Hi Community member,
I use FP16 in cusparseSpMM() function, and use nvprof tool to analysis performance.
root@xxxxx:/home/ubuntu/csr_mm_cuda# nvprof --print-gpu-trace --metrics half_precision_fu_utilization ./nvidia-spmm.out 2
==1091== NVPROF is profiling process 1091, command: ./nvidia-spmm.out 2
0.456082
warm up
0.362930
==1091== Profiling application: ./nvidia-spmm.out 2
==1091== Profiling result:
Device Context Stream Kernel half_precision_fu_utilization
Tesla V100S-PCI 1 7 void cusparse::matri Idle (0)

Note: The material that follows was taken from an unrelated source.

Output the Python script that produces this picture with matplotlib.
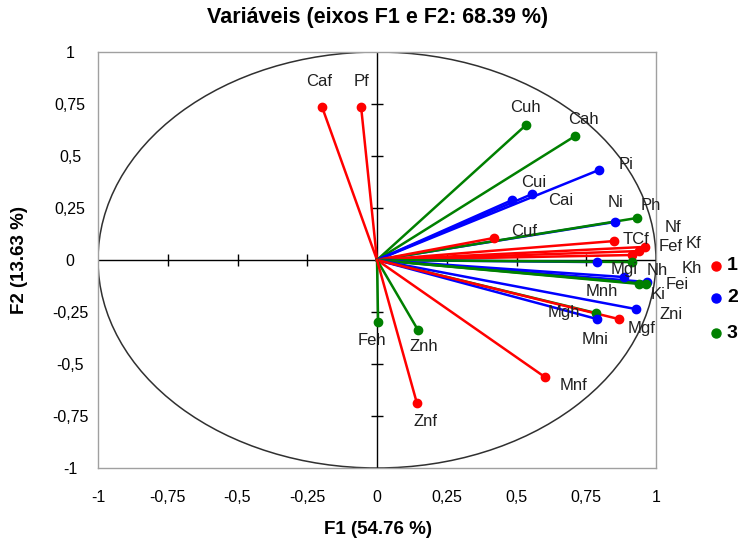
import numpy as np
import matplotlib
matplotlib.use("Agg")
import matplotlib.pyplot as plt
from matplotlib.patches import Ellipse

# variables (loadings on F1 / F2) and their group: 1 = f, 2 = i, 3 = h
names = ['Caf', 'Pf', 'Cuh', 'Cah', 'Pi', 'Cui', 'Cai', 'Ni', 'Ph', 'Cuf',
         'TCf', 'Nf', 'Fef', 'Kf', 'Mgi', 'Nh', 'Ki', 'Fei', 'Kh', 'Mnh',
         'Zni', 'Mgh', 'Mni', 'Mgf', 'Mnf', 'Feh', 'Znh', 'Znf']
f1 = [-0.197, -0.057, 0.534, 0.710, 0.796, 0.556, 0.484, 0.853, 0.932, 0.419,
      0.849, 0.961, 0.939, 0.914, 0.789, 0.914, 0.885, 0.968, 0.964, 0.939,
      0.928, 0.785, 0.789, 0.867, 0.602, 0.004, 0.147, 0.143]
f2 = [0.736, 0.736, 0.649, 0.596, 0.433, 0.317, 0.288, 0.183, 0.202, 0.106,
      0.091, 0.063, 0.043, 0.024, -0.010, -0.010, -0.082, -0.106, -0.115, -0.115,
      -0.236, -0.255, -0.284, -0.284, -0.563, -0.298, -0.337, -0.688]
group = [1, 1, 3, 3, 2, 2, 2, 2, 3, 1,
         1, 1, 1, 1, 2, 3, 2, 2, 3, 3,
         2, 3, 2, 1, 1, 3, 3, 1]

groups = [1, 2, 3]
colors = {1: '#ff0000', 2: '#0000ff', 3: '#008000'}

ticks = [-1, -0.75, -0.5, -0.25, 0, 0.25, 0.5, 0.75, 1]
tick_labels = ['-1', '-0,75', '-0,5', '-0,25', '0', '0,25', '0,5', '0,75', '1']

# label offsets in pixels (layout only)
offsets = {
    'Caf': (-3, 25), 'Pf': (0, 25), 'Cuh': (-1, 18), 'Cah': (8, 17),
    'Pi': (27, 5), 'Cui': (2, 12), 'Cai': (49, 0), 'Ni': (1, 19),
    'Ph': (14, 12), 'Cuf': (30, 6), 'TCf': (22, 2), 'Nf': (28, 19),
    'Fef': (32, 5), 'Kf': (61, 12), 'Mgi': (27, -7), 'Nh': (25, -8),
    'Ki': (34, -17), 'Fei': (30, -2), 'Kh': (46, 15), 'Mnh': (-37, -8),
    'Zni': (35, -5), 'Mgh': (-32, 1), 'Mni': (-2, -20), 'Mgf': (23, -9),
    'Mnf': (29, -8), 'Feh': (-6, -19), 'Znh': (6, -16), 'Znf': (9, -18),
}

plt.rcParams['font.family'] = ['Liberation Sans', 'DejaVu Sans']

fig = plt.figure(figsize=(7.41, 5.45), dpi=100)
ax = fig.add_axes([98 / 741, 1 - 468 / 545, 558 / 741, 416 / 545])
ax.set_xlim(-1, 1)
ax.set_ylim(-1, 1)

for s in ax.spines.values():
    s.set_color('#a0a0a0')
    s.set_linewidth(1)

# unit circle
ax.add_patch(Ellipse((0, 0), 2, 2, fill=False, edgecolor='#303030', lw=1.1, zorder=1))

# axes through origin with cross ticks
ax.axhline(0, color='black', lw=1, zorder=2)
ax.axvline(0, color='black', lw=1, zorder=2)
inner = [t for t in ticks if t not in (-1, 0, 1)]
ax.plot(inner, np.zeros(len(inner)), linestyle='none', marker='|', ms=8,
        color='black', mew=1, zorder=2)
ax.plot(np.zeros(len(inner)), inner, linestyle='none', marker='_', ms=8,
        color='black', mew=1, zorder=2)

for n, x, y, g in zip(names, f1, f2, group):
    c = colors[g]
    ax.plot([0, x], [0, y], color=c, lw=1.8, zorder=3)
    ax.plot(x, y, 'o', color=c, ms=6, zorder=4)
    dx, dy = offsets[n]
    ax.annotate(n, (x, y), xytext=(dx, dy), textcoords='offset pixels',
                ha='center', va='center', fontsize=12, color='#202020',
                zorder=5)

ax.set_xticks(ticks)
ax.set_xticklabels(tick_labels)
ax.set_yticks(ticks)
ax.set_yticklabels(tick_labels)
ax.tick_params(length=0, labelsize=11.5, colors='black')
ax.tick_params(axis='x', pad=21)
ax.tick_params(axis='y', pad=20)
for lab in ax.get_xticklabels():
    lab.set_va('center')
for lab in ax.get_yticklabels():
    lab.set_ha('center')

fig.text(378 / 741, 1 - 18 / 545, 'Variáveis (eixos F1 e F2: 68.39 %)',
         ha='center', va='center', fontsize=15.5, fontweight='bold')
fig.text(378 / 741, 1 - 530 / 545, 'F1 (54.76 %)', ha='center', va='center',
         fontsize=13.5, fontweight='bold')
fig.text(20 / 741, 1 - 260 / 545, 'F2 (13.63 %)', ha='center', va='center',
         rotation=90, fontsize=13.5, fontweight='bold')

# legend at right edge
leg_y = [266, 298, 333]
for g, yy in zip(groups, leg_y):
    fig.lines.append(plt.Line2D([716 / 741], [1 - yy / 545], marker='o', ms=6.5,
                                color=colors[g], linestyle='none',
                                transform=fig.transFigure))
    fig.text(727 / 741, 1 - yy / 545, str(g), ha='left', va='center',
             fontsize=14, fontweight='bold')

fig.savefig('out.png', dpi=100)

Tesla V100S-PCI 1 7 void cusparse::parti Idle (0)
Tesla V100S-PCI 1 7 void cusparse::csrmm Low (1)
Tesla V100S-PCI 1 7 void cusparse::matri Idle (0)
Tesla V100S-PCI 1 7 void cusparse::parti Idle (0)
Tesla V100S-PCI 1 7 void cusparse::csrmm Low (1)
But i can’t get any tensor core information.
Would you please teach me the way to confirm whether the Tensor core is working or not in CuSPARSE.